──────── DATA TO PROCESS ────────

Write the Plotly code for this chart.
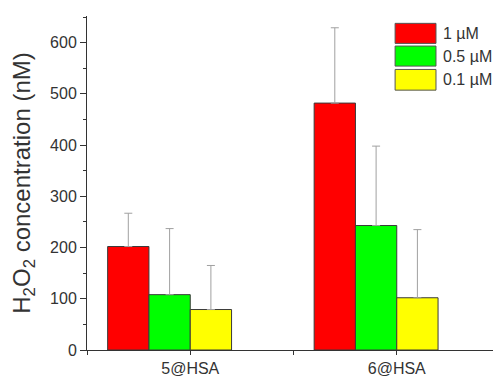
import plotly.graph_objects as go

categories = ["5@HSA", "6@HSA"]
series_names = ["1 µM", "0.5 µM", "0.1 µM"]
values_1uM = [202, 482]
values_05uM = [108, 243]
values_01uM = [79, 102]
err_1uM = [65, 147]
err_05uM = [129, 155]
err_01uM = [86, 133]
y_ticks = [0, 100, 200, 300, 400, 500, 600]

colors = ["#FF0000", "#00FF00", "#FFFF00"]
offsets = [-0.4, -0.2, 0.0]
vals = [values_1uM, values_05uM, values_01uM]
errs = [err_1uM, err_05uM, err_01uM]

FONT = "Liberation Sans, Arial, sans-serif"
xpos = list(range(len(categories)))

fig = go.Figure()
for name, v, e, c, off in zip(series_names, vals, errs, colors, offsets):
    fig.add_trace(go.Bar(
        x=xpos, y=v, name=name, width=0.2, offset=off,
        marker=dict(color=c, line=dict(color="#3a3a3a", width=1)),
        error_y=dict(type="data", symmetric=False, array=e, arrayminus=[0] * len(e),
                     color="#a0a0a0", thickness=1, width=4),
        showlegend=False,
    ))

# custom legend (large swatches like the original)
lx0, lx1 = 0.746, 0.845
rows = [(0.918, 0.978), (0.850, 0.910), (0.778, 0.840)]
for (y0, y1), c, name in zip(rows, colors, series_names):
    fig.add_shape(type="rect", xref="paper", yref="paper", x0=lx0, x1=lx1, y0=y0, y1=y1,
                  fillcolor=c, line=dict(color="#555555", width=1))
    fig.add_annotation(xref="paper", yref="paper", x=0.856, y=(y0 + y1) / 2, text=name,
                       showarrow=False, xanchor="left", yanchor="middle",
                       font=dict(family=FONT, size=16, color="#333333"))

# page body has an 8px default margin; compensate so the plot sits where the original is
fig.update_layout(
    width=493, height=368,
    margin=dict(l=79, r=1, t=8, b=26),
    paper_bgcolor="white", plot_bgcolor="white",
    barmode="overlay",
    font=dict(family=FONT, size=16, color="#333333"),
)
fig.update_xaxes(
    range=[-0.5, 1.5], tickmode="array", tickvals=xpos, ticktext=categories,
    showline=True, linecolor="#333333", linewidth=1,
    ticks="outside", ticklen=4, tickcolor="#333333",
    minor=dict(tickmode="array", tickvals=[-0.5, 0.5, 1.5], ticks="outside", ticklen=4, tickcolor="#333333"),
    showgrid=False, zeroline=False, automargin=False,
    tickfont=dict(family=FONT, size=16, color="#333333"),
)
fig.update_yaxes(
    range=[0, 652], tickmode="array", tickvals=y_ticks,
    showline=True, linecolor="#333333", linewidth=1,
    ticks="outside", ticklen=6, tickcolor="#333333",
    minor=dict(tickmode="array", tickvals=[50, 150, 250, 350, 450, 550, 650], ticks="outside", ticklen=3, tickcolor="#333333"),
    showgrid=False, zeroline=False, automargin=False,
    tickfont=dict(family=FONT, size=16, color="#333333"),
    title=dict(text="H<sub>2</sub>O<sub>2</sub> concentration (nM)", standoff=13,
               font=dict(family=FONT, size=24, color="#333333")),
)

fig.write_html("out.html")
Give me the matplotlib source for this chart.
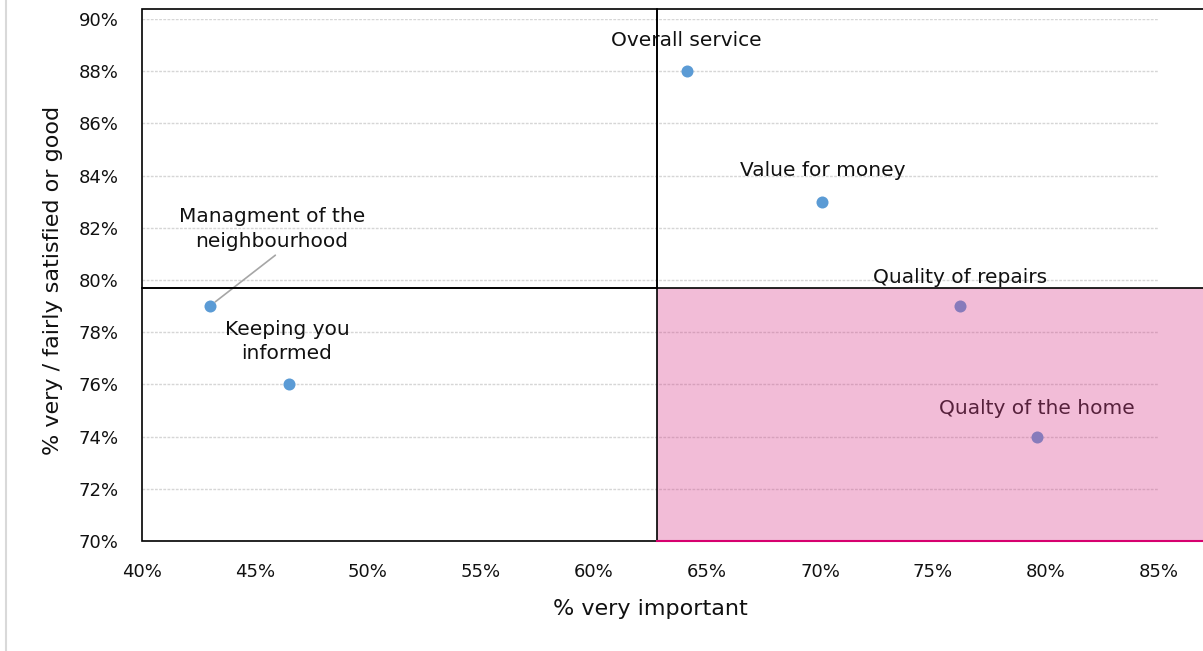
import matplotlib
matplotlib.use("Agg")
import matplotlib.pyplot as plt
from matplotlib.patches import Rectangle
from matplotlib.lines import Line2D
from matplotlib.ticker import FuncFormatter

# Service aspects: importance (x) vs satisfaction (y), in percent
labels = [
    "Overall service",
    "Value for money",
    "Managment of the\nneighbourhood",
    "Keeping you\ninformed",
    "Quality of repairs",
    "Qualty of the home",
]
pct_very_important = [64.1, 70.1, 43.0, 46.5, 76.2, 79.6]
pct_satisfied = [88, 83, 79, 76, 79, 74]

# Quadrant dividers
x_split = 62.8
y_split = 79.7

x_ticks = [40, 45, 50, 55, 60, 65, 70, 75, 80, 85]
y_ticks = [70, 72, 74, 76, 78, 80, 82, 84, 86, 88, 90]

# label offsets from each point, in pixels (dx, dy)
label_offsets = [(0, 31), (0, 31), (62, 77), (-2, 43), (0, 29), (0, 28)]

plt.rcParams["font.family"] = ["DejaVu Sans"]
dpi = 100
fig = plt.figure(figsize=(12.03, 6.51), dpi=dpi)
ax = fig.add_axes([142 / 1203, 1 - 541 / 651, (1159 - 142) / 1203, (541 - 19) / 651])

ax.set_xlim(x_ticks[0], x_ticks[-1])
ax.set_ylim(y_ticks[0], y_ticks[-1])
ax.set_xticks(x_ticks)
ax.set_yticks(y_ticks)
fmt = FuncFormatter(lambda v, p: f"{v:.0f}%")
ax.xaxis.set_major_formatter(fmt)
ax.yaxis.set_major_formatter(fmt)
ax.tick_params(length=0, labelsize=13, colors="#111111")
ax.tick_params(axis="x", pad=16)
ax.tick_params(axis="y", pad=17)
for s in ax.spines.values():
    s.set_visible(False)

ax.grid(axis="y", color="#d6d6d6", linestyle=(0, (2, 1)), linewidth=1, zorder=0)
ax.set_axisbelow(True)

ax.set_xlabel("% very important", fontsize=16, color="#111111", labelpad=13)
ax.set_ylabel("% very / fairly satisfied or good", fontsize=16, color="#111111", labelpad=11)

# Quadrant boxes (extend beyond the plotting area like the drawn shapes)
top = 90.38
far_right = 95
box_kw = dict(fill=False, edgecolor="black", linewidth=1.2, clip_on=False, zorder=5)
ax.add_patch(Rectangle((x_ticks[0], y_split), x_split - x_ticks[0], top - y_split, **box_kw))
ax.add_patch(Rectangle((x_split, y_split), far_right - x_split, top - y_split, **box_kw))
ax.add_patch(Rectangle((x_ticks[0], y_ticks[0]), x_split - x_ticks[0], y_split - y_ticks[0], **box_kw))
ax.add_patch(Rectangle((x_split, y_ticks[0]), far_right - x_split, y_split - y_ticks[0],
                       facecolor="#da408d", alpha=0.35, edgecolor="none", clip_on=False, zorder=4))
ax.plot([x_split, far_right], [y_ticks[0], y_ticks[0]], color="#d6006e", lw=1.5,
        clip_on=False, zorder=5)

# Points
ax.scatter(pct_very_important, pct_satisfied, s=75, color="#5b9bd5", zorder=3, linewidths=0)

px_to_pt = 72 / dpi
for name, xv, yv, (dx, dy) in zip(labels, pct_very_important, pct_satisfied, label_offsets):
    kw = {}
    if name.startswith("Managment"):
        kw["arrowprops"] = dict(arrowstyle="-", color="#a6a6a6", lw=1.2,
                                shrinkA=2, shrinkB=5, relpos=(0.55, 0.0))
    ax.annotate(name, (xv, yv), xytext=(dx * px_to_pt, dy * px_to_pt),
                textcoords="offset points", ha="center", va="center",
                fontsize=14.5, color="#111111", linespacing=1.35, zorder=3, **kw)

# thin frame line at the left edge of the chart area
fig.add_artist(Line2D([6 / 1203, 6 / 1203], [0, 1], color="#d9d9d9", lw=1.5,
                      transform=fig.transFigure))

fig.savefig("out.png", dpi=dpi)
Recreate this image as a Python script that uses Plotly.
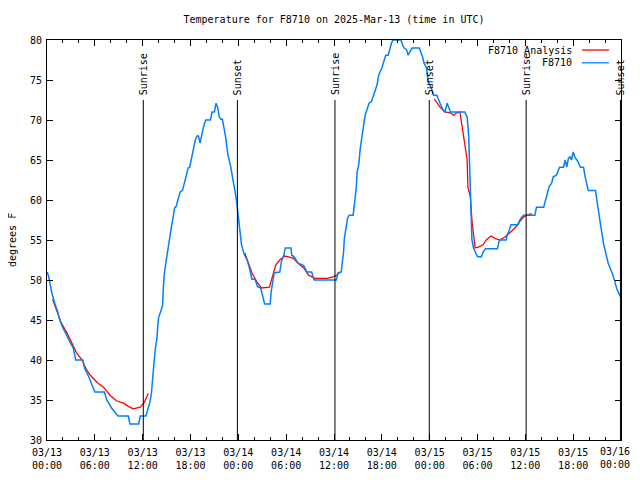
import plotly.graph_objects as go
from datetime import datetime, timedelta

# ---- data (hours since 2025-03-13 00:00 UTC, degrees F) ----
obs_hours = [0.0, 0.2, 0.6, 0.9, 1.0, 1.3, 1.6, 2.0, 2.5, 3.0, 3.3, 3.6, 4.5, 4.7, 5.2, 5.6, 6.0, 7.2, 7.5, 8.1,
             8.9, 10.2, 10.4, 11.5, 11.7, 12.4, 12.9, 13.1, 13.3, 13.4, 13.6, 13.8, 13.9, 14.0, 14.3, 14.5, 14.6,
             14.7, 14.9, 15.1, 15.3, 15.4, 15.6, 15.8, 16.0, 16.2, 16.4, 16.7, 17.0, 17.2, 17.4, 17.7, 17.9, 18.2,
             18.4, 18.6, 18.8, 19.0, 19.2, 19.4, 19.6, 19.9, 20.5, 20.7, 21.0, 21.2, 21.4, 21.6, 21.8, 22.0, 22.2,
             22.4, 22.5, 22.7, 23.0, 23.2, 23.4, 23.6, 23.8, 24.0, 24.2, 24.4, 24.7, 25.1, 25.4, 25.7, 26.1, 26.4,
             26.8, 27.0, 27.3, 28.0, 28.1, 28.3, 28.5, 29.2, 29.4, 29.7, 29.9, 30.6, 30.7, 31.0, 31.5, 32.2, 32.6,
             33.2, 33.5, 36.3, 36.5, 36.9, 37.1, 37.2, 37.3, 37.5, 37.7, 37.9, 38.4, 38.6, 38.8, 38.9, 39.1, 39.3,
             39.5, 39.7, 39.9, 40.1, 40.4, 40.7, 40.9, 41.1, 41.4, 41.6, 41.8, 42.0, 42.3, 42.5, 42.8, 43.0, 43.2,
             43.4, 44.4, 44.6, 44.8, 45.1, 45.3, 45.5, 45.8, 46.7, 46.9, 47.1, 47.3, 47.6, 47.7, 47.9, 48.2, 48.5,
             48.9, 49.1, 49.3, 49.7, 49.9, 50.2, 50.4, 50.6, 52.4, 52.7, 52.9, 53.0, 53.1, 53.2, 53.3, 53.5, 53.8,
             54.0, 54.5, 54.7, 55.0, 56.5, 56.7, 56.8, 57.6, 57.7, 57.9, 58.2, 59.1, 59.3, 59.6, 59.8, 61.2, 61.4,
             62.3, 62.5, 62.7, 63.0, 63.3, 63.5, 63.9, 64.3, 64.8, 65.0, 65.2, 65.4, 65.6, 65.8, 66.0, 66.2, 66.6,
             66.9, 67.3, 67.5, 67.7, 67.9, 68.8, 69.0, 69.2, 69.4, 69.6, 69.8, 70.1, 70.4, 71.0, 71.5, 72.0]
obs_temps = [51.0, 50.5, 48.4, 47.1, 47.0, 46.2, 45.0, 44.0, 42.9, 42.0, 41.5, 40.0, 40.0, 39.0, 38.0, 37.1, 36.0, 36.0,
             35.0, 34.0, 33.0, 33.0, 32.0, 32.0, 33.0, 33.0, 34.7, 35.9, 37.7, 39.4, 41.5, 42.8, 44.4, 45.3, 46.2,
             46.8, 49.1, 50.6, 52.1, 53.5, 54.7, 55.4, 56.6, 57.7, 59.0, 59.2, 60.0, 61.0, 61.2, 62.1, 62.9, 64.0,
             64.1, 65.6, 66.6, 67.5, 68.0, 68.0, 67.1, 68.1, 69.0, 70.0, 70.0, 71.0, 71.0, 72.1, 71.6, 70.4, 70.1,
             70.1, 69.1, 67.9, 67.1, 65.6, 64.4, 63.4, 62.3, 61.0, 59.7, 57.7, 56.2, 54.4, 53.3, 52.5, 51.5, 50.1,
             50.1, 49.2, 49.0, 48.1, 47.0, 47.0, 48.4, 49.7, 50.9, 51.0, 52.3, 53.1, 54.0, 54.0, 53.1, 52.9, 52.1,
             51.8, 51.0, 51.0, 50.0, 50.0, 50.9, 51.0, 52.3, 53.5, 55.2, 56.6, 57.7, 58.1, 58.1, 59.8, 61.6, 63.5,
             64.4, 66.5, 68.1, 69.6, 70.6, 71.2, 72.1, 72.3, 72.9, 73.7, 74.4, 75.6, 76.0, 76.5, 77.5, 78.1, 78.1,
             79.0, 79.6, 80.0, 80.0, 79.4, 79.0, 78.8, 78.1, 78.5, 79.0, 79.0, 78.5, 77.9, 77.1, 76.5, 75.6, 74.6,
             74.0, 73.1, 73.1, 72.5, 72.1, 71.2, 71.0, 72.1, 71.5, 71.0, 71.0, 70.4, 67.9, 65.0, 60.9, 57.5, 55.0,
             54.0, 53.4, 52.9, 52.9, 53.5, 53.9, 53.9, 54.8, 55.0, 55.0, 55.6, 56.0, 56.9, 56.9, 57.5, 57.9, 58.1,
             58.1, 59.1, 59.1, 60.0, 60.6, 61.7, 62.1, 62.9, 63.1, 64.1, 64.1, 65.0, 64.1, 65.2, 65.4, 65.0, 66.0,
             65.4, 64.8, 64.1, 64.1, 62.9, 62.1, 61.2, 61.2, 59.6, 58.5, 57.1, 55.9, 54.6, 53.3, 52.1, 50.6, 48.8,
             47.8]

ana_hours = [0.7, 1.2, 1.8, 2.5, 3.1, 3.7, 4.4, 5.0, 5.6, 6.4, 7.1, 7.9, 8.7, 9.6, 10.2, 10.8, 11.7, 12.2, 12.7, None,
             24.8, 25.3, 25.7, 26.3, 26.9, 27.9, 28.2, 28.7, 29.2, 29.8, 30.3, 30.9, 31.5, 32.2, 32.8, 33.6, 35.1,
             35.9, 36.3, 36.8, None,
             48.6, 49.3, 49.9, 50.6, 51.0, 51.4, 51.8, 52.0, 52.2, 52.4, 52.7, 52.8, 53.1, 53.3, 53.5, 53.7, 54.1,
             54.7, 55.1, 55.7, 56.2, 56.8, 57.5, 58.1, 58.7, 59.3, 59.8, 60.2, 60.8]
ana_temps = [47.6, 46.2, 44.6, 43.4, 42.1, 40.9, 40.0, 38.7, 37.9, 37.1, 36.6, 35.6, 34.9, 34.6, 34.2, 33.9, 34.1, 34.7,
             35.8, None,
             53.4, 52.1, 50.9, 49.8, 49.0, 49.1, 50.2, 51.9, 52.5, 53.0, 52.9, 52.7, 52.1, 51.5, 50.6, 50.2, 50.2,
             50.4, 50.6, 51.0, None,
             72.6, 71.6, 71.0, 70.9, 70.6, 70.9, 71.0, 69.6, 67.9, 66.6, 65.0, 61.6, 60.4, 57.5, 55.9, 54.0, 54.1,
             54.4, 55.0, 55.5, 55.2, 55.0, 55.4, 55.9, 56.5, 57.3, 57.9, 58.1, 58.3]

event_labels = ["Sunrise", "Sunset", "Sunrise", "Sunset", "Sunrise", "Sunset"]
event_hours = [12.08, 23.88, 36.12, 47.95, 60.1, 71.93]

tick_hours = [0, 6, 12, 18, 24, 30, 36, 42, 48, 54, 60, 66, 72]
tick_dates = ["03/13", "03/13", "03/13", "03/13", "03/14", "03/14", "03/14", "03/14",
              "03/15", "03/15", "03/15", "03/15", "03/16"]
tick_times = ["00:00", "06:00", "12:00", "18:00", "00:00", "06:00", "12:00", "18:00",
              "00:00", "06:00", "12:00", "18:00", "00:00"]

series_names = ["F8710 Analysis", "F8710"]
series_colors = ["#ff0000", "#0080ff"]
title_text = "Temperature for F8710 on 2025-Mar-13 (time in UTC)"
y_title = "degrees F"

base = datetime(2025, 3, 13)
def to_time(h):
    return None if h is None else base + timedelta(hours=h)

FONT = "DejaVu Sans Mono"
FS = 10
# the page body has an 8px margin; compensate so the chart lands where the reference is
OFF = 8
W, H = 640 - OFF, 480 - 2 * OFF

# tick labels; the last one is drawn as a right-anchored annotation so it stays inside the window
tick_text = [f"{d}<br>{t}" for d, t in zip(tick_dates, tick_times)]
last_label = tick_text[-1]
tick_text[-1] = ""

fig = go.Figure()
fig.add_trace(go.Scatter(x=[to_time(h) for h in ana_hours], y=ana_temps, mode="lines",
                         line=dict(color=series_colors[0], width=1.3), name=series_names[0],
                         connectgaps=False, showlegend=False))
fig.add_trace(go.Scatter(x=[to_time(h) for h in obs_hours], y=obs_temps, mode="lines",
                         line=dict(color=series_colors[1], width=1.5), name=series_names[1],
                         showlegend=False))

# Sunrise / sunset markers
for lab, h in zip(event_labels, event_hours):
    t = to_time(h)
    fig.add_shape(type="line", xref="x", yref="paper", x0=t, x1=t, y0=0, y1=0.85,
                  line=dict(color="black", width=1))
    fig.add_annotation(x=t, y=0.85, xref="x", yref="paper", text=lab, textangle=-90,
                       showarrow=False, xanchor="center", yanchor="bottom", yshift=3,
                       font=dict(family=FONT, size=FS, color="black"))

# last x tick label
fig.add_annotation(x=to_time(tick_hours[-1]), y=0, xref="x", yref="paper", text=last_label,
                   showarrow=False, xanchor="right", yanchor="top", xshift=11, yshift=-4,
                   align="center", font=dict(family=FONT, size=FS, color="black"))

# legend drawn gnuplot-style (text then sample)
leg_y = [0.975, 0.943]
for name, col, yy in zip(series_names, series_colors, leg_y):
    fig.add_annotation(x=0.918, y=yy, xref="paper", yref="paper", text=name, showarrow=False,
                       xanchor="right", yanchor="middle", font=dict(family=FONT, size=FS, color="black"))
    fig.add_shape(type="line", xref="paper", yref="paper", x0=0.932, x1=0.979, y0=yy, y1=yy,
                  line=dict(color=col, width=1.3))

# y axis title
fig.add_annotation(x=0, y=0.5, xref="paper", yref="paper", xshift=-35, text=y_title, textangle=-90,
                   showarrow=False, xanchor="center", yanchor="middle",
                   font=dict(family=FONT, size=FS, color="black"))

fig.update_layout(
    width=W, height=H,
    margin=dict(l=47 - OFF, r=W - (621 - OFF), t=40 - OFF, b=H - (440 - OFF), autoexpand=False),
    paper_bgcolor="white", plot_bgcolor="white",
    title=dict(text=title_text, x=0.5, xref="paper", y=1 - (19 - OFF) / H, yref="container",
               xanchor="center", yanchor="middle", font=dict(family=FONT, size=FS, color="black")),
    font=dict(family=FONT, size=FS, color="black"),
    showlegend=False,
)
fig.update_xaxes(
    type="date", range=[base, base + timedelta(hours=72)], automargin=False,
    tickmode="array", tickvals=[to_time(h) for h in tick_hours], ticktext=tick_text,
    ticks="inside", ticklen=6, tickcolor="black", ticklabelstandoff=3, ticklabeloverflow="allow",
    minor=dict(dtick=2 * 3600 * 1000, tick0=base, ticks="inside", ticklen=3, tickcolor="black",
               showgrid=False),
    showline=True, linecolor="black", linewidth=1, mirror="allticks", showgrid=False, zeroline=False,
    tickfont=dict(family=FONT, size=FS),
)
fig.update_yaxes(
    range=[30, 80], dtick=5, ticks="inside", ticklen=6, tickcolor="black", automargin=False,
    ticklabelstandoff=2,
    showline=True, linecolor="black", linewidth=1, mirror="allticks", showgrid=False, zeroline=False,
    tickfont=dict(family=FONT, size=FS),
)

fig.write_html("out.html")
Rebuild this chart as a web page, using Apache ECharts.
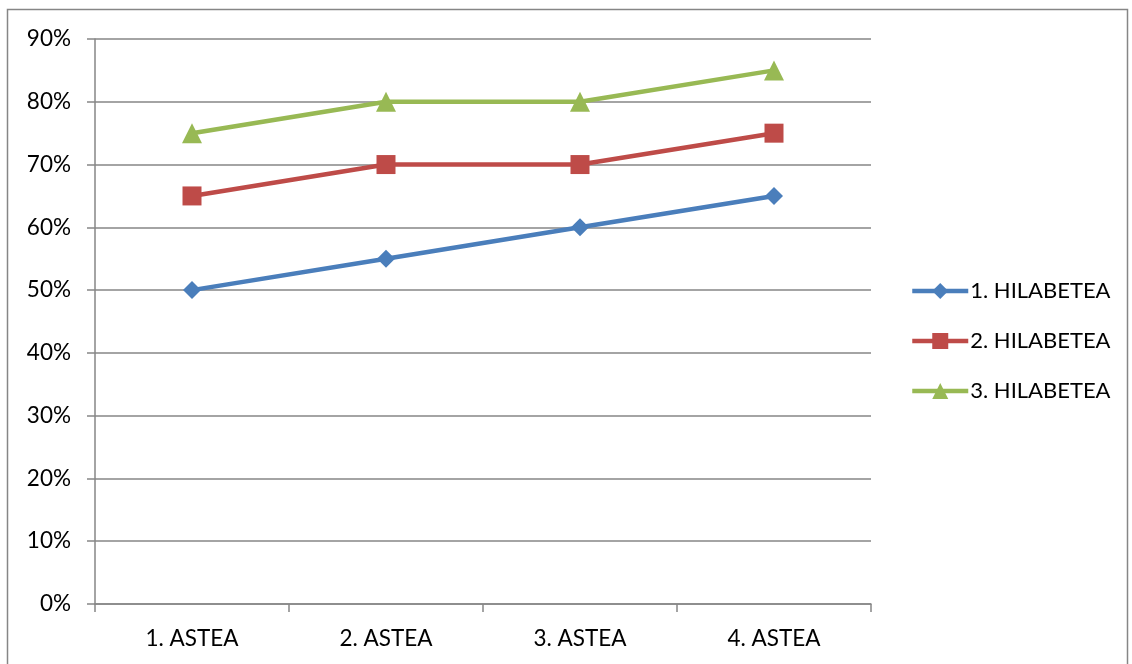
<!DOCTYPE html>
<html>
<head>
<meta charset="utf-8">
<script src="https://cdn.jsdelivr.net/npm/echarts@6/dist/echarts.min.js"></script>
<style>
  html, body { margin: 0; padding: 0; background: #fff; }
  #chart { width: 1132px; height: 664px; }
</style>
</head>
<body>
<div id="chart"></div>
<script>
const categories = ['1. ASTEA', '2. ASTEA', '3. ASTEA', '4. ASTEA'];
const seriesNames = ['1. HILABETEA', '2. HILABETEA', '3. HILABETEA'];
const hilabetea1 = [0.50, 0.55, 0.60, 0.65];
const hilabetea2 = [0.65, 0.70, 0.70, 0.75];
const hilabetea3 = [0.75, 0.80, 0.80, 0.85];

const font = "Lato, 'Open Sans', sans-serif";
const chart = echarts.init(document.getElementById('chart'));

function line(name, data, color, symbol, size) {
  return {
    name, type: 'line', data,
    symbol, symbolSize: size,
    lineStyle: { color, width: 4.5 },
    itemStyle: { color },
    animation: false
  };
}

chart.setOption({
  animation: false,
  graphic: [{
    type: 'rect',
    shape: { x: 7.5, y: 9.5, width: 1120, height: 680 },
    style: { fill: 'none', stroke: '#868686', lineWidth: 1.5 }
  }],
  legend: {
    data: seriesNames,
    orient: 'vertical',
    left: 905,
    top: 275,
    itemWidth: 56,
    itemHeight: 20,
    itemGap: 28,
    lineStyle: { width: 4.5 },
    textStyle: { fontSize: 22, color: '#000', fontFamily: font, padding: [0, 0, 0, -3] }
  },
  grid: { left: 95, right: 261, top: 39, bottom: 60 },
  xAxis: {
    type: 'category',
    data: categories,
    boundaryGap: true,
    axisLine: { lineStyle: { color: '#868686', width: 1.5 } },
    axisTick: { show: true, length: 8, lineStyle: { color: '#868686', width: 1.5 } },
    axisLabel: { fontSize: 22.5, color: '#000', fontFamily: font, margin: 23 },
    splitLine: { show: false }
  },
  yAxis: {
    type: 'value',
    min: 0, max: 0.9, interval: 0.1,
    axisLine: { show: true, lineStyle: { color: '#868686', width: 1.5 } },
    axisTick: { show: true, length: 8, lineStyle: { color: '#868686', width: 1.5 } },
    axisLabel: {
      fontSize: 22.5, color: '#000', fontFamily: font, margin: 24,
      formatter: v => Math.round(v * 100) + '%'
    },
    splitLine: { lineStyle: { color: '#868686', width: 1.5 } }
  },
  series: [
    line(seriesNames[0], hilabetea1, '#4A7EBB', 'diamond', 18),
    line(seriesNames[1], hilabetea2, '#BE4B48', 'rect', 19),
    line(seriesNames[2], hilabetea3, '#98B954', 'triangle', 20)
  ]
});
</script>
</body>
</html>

────────

▸ WRITTEN PROBLEM: Starting at the line with "Give me the matplotlib source for this chart." and ending at the line with "y_split = 79.7", copy each line exactly, both ends included. Do not copy the pictures.

▸ WRITTEN ANSWER:
Give me the matplotlib source for this chart.
import matplotlib
matplotlib.use("Agg")
import matplotlib.pyplot as plt
from matplotlib.patches import Rectangle
from matplotlib.lines import Line2D
from matplotlib.ticker import FuncFormatter

# Service aspects: importance (x) vs satisfaction (y), in percent
labels = [
    "Overall service",
    "Value for money",
    "Managment of the\nneighbourhood",
    "Keeping you\ninformed",
    "Quality of repairs",
    "Qualty of the home",
]
pct_very_important = [64.1, 70.1, 43.0, 46.5, 76.2, 79.6]
pct_satisfied = [88, 83, 79, 76, 79, 74]

# Quadrant dividers
x_split = 62.8
y_split = 79.7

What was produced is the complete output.